Riesz Representation Theorem geometric intuition

inner-productslinear algebralinear-transformationsriesz-representation-theorem

We just learned in our linear algebra class about the Riesz Representation Theorem, which states that if $V$ is finite-dimensional and $f$ is a linear functional on $V$, then there is a unique vector $u$ in $V$ such that
$f(v) = <v,u>$
for every $v$ in $V.$
Can someone please give some geometric intuition in complex field about why this theorem is right?
and what is the connection between the theorem and with the conjugate part in the inner product in complex field.
Thank you.

Best Answer

We can look at the case $V = \mathbb{R}^n$. Let $f$ be a linear functional $f: \mathbb{R}^n \to \mathbb{R}$. Let $e_1, …, e_n$ denote the standard basis vectors.

Then for each vector $v = (v_1, …, v_n)$, we have $f(v) = f(v_1e_1 + … + v_ne_n) = v_1f(e_1) + … + v_nf(e_n) = \langle v, u \rangle$, where $u := (f(e_1), …, f(e_n))$. So, every linear functional is given as an inner product with a vector: just choose the vector whose coordinates are $f$ applied to the standard basis vectors $e_i$.

Since $f$ is a linear transformation, we can ask what its kernel and image is. If $f(e_i) = 0$ for all $i$, then $f$ is just the zero transformation, so it’s not so interesting. Otherwise $f(e_i) \neq 0$ for some $i$, so the image of $f$ is all of $\mathbb{R}$, because $\mathbb{R}$ is spanned by any nonzero vector. By the rank-nullity theorem, the kernel of $f$ has dimension $n - 1$. In other words, $f$ collapses a hyperplane (i.e. a subspace of dimension $n - 1$) to the point $0$. The kernel is a hyperplane.

Now notice that the kernel is the set of all vectors $v$ such that $f(v) = \langle v, u \rangle = 0$. In other words, it is the set of all vectors that are orthogonal to the vector $u$. This has a geometric interpretation. In $\mathbb{R}^3$, for example, the kernel would be the plane normal to the vector $u$.

Now you might say, “For any given plane, there are many vectors that are normal to it. Yet the theorem says there is a unique vector $u$. In other words, you’ve shown existence, but you haven’t shown uniqueness.”

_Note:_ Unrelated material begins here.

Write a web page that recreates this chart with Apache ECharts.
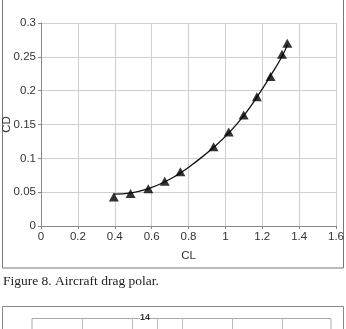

Here is some intuition for this in $\mathbb{R}^3$. Imagine picking a plane in $\mathbb{R}^3$ and then asking for one of its normal vectors. Say, the plane is the $xy$-plane, and a normal vector is $(0,0,1)$. Now define $f: \mathbb{R}^3 \to \mathbb{R}$ such that $f(e_1) = 0, f(e_2) = 0$ and $f(e_3) = 1$. This uniquely defines $f$, because we’ve specified what $f$ should do to a basis. Clearly $f(v) = \langle v, (f(e_1), f(e_2), f(e_3)) \rangle = \langle v, (0,0,1) \rangle = 0$ for all $v$ in the plane, because that’s what it means for the vector $(0,0,1)$ to be normal to the plane. However, you can imagine that we might have chosen a different normal vector to the plane. Say, suppose we chose $(0,0,5)$ instead. Then you can see that this in turn uniquely defines a different map $f’$. It is the map $f’$ that sends $e_1$ to $0$, $e_2$ to $0$, and $e_3$ to $5$. And so on: Any particular scaling of a normal vector will give you a unique linear map.

In general, we have uniqueness, because: If $f(v) = \langle v, u_1 \rangle = \langle v, u_2 \rangle$ for all $v$, then $\langle v, u_1 - u_2 \rangle = \langle v, u_1 \rangle - \langle v, u_2 \rangle = 0$ for all $v$. So for $v = u_1 - u_2$, we have $\langle u_1 - u_2, u_1 - u_2 \rangle = 0$. The only way we can have a vector whose inner product with itself is $0$ is if we have the zero vector. Hence $u_1 = u_2$, which shows uniqueness.